The greatness of Rama lay in his turning the menial monkeys into a marvellous army. Who cannot live at peace with the pure and pious? But a great soul is he whose broad sympathies and a mother-like heart embrace in a wide sweep even the sinners and the low.

Let us not waste away our life in trying to eclipse the Sun of True Self in the dust-storm of petty little kitchen superstitions, working thereby the spiritual as well as physical degradation. Sad indeed is the kitchen-religion which allows the Infinite, Immortal Soul to be sullied by the foreigner’s soup. Pray, do look below the tattered and torn caste-clothes. What are you? Infinite and Immaculate, Immortal Self of all is your Self. It is the ignoring of this inner Equality in reality that creates all the apparent mischief in the world.

The misdirected, hysteric moralists in denouncing and fighting against the personal conduct of their neighbours, attempt only to remove the froth and foam on the surface of the stream, whereas they do not approach at all the real cause, the unevenness at the bottom.

Who are you who go about to save them that are lost? Are you saved yourself?

Do you know that who would save his own life must lose it? Are you, then, one of the lost? Could you or would you be one of the lost? Arise, then, and become a saviour.

Buddha was a frequent guest in the house of a courtesan. The author of “Who Will Cast the First Stone?” was not ashamed of the company of Mary Magdalene, by no means ‘respectable‘. O disrespectable Respectability! There can be no union and love in a country, so long as we keep emphasizing each other’s faults. The secret of the successful art of living lies in developing the mother’s heart to whom all her children are lovely, whether big or babes. True education means to learn to look at the universe through the eyes of God.

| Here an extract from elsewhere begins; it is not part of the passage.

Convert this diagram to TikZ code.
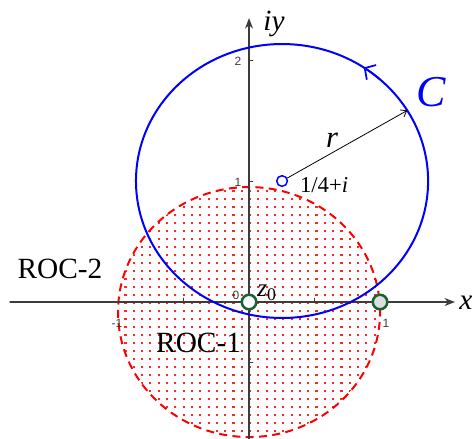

Everybody must pass through every state, and just as physically everyone has to pass through babyhood, childhood, etc., so, on the moral and spiritual plane, babyhood, childhood is an essential,, nay, indispensable step. The so-called sinners are my moral Babies, and has not a Baby a beauty of its own? Those that you miscall “fallen” have “not risen” yet. They are the Freshmen of the University just as you also were at one time.

Some make so much fuss about Universal love and yet keep the eyes riveted on the ugly points in the character of their protégés hiding the inconsistency under the expression “You may hate the sin and love the sinner”.

O dear people, you can never love anything so long as you perceive ugliness there. Love means perception of beauty.

Fighting with darkness will never remove it. In a dark room, if we are throwing stones in ail directions, down the panes, knocking over the table, upsetting the ink-stand, and cursing and denouncing all the time, will it remove the darkness? Bring the light in, and darkness never was. So the negative criticising, chilling, discouraging process will not mend matters, All that is necessary is the positive, cheerful, hopeful, loving, encouraging attitude. If all the mud in the sewers is exposed in the streets, will it bring about any uplifting result? Never. So will not emphasizing the faults of others do any good. Let the flowing current of fresh water of peace and good-will run over the sewer and all the dirt will be washed off. It is said that Akbar drew a line and asked his wise man Birbal to shorten the line without cutting or erasing it from any side. The latter drew a longer line parallel to it and Akbar’s line was shortened. So it is. Wisdom is to draw the longer line. Best criticism is to make people feel from within what you wish to make them realise from without just as Birbal convinced Akbar from within that his line was shortened. All grumbling is tantamount to “Oh, why is the lily not an oak! “Let us observe the beauty in each. “Don’t bark against the bad, but chant the beauties of the good.”From all life’s grapes I press sweet wine.

Critic dear, I love you, but I equally love and esteem the man you criticise.